Years ago, these lyrics from a Cold Play song stopped me.
I was driving alone when the song came on the radio. As I heard it and let those lyrics seep in, I immediately knew my answer, and it devastated me.
It wasn't that I was some ugly and violent part of society's disease. I wasn't trying to hurt anyone. But in a split second, I saw that being part of the disease could be much more passive. I was well-meaning cog in so many wheels of dysfunction. My job felt like dysfunction, my relationships were dysfunction, the growing separation between my insides and my outside: total dysfunction. Even though I so desperately wanted to be part of the cure, I stopped being able to fool myself into believing that I actually was.
In the decade or so since, my life has changed drastically, and for the better.

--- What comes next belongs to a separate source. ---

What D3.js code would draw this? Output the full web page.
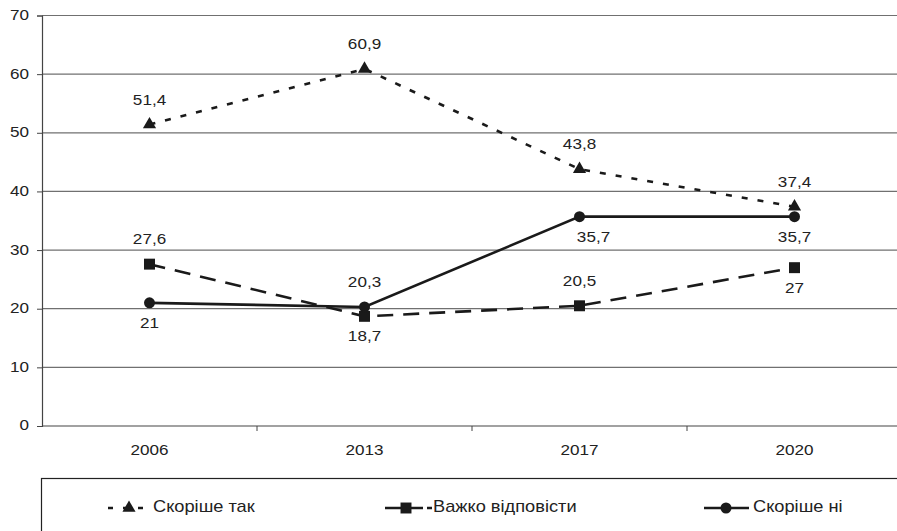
<!DOCTYPE html>
<html>
<head>
<meta charset="utf-8">
<script src="https://cdn.jsdelivr.net/npm/d3@7"></script>
<style>
  html, body { margin: 0; padding: 0; background: #fff; }
  svg { display: block; font-family: "Liberation Sans", Arial, sans-serif; }
</style>
</head>
<body>
<svg id="chart" width="897" height="531"></svg>
<script>
const YEARS = ["2006", "2013", "2017", "2020"];
const Y_TICKS = [0, 10, 20, 30, 40, 50, 60, 70];
const SERIES_NAMES = ["Скоріше так", "Важко відповісти", "Скоріше ні"];
const yesValues = [51.4, 60.9, 43.8, 37.4];
const hardValues = [27.6, 18.7, 20.5, 27];
const noValues = [21, 20.3, 35.7, 35.7];
// label placement: above (-1) or below (+1) the point, plus small x shift
const yesLabelSide = [-1, -1, -1, -1];
const hardLabelSide = [-1, 1, -1, 1];
const noLabelSide = [1, -1, 1, 1];
const noLabelShift = [0, 0, 14, 0];

const svg = d3.select("#chart");
const fmt = v => String(v).replace(".", ",");
const SX = 1.14; // the source text is a bit wider than Liberation Sans

const x = d3.scaleBand().domain(YEARS).range([42, 902]);
const y = d3.scaleLinear().domain([0, 70]).range([426, 15.5]);
const cx = d => x(d) + x.bandwidth() / 2;

// writes a text at (px,py), stretched horizontally around its anchor
function stretchedText(sel, px, py) {
  return sel.attr("x", 0).attr("y", 0)
    .attr("transform", (d, i) => `translate(${px(d, i)},${py(d, i)}) scale(${SX},1)`);
}

// grid
svg.append("g").selectAll("line").data(Y_TICKS.slice(1)).join("line")
  .attr("x1", 42).attr("x2", 897)
  .attr("y1", d => y(d)).attr("y2", d => y(d))
  .attr("stroke", "#707070").attr("stroke-width", 1.2);

// axes
const gy = svg.append("g").attr("transform", "translate(42,0)")
  .call(d3.axisLeft(y).tickValues(Y_TICKS).tickSize(5));
const gx = svg.append("g").attr("transform", `translate(0,${y(0)})`)
  .call(d3.axisBottom(x).tickSize(0));
gx.select(".domain").remove();
svg.append("line").attr("x1", 42).attr("x2", 897).attr("y1", y(0)).attr("y2", y(0))
  .attr("stroke", "#444").attr("stroke-width", 1.2);
// category separators
svg.append("g").selectAll("line").data(YEARS.slice(1)).join("line")
  .attr("x1", d => x(d)).attr("x2", d => x(d))
  .attr("y1", y(0)).attr("y2", y(0) + 5)
  .attr("stroke", "#444");

[gx, gy].forEach(g => {
  g.selectAll("text").attr("font-size", 15).attr("fill", "#222")
    .attr("font-family", "Liberation Sans, Arial, sans-serif")
    .attr("dy", null).attr("dominant-baseline", "middle");
  g.selectAll("line").attr("stroke", "#444");
});
stretchedText(gx.selectAll("text"), () => 0, () => 25);
stretchedText(gy.selectAll("text"), () => -13, () => 0);
gy.select(".domain").attr("stroke", "#444").attr("stroke-width", 1.2);

const line = d3.line().x((d, i) => cx(YEARS[i])).y(d => y(d));

function drawSeries(values, dash, marker, sides, shifts) {
  const g = svg.append("g");
  g.append("path").datum(values).attr("d", line)
    .attr("fill", "none").attr("stroke", "#1a1a1a").attr("stroke-width", 2.6)
    .attr("stroke-dasharray", dash);
  g.selectAll(".m").data(values).join("path").attr("class", "m")
    .attr("transform", (d, i) => `translate(${cx(YEARS[i])},${y(d)})`)
    .attr("d", marker).attr("fill", "#1a1a1a");
  const t = g.selectAll(".lbl").data(values).join("text").attr("class", "lbl")
    .attr("text-anchor", "middle").attr("dominant-baseline", "middle")
    .attr("font-size", 15).attr("fill", "#222")
    .text(d => fmt(d));
  stretchedText(t,
    (d, i) => cx(YEARS[i]) + (shifts ? shifts[i] : 0),
    (d, i) => y(d) + (sides[i] < 0 ? -24 : 21));
}

const triSym = d3.symbol().type(d3.symbolTriangle).size(75)();
const sqSym = d3.symbol().type(d3.symbolSquare).size(120)();
const circSym = d3.symbol().type(d3.symbolCircle).size(95)();

drawSeries(hardValues, "16,10", sqSym, hardLabelSide);
drawSeries(noValues, null, circSym, noLabelSide, noLabelShift);
drawSeries(yesValues, "6,10", triSym, yesLabelSide);

// legend
svg.append("rect").attr("x", 41.5).attr("y", 478.5).attr("width", 870).attr("height", 80)
  .attr("fill", "none").attr("stroke", "#222").attr("stroke-width", 1.2);

const legendItems = [
  { name: SERIES_NAMES[0], x0: 108, x1: 145, mx: 129, dash: "5,10", sym: triSym, tx: 153 },
  { name: SERIES_NAMES[1], x0: 385, x1: 432, mx: 406, dash: "17,4", sym: sqSym, tx: 433 },
  { name: SERIES_NAMES[2], x0: 704, x1: 749, mx: 726, dash: null, sym: circSym, tx: 753 }
];
const ly = 508;
const lg = svg.append("g").selectAll("g").data(legendItems).join("g");
lg.append("line").attr("x1", d => d.x0).attr("x2", d => d.x1).attr("y1", ly).attr("y2", ly)
  .attr("stroke", "#1a1a1a").attr("stroke-width", 2.6).attr("stroke-dasharray", d => d.dash);
lg.append("path").attr("transform", d => `translate(${d.mx},${ly})`).attr("d", d => d.sym).attr("fill", "#1a1a1a");
stretchedText(
  lg.append("text").attr("dominant-baseline", "middle")
    .attr("font-size", 16).attr("fill", "#222").text(d => d.name),
  d => d.tx, () => ly);
</script>
</body>
</html>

Then this past week, I was driving along and that same Cold Play song came on the radio. And those same lyrics poked at me, drawing out the answer for this point in my life.
And all I got was silence, blankness, neutrality. I had this sense that I'm neither disease or cure. I could feel a sense that blindly cooperating with dysfunction was no longer my MO, but at the same time, I didn't feel any great sense of myself as part of the cure.
And that really opened a question for me: What does being part of the cure even mean?
Obvious examples came to mind: Malala, Maggie Doyne, Greg Mortenson. People whose lives presented them with a choice, and the choice they made became an unfolding of goodness and love, a path of inspiration for others. People who seem to be living a sense of Dharma in the highest degree are the ones that come so quickly to mind when I think of what being the cure means.
But what would being part of the cure look like in my ordinary little life? I can't see one of those big decisive moments when I could have chosen some path of healing or service. And even those special moments when I did have a crossroads and chose fully with my heart, they were quiet moments, powerful in a way that was just significant to me, maybe a couple of other people. Can I really consider that being part of the cure?
Way back when those lyrics first rocked me out of my comfort zone, I had a fantasy that writing would be my way to be part of the cure. I could write positive waves into the world around me; I could inspire, or enlighten, or just add something unique and good into the mix of things.
But, as the years have passed, I've noticed the goodness I feel in writing gets pinched or corrupted if I think at all about what it would mean to anyone else. When I'm writing for any sort-of result or reaction, the whole process becomes a mess of egoic dysfunction, no sense of cure-making at all.
And I keep feeling a crazy little secret hiding in all of this: the attempt at cure-making is no cure at all. The rhythms of my life seem to show this one over and over. "Don't try so hard, just be... just Be."
But is this enough? When I look around and see so many things that break my heart, is it enough to just be, to just live my beautiful and blessed life, to enjoy it and love as best I can?
For now, this seems my only choice, and no denying that it's a great choice. And even so, I feel a sense that the question isn't over, that it might never be over.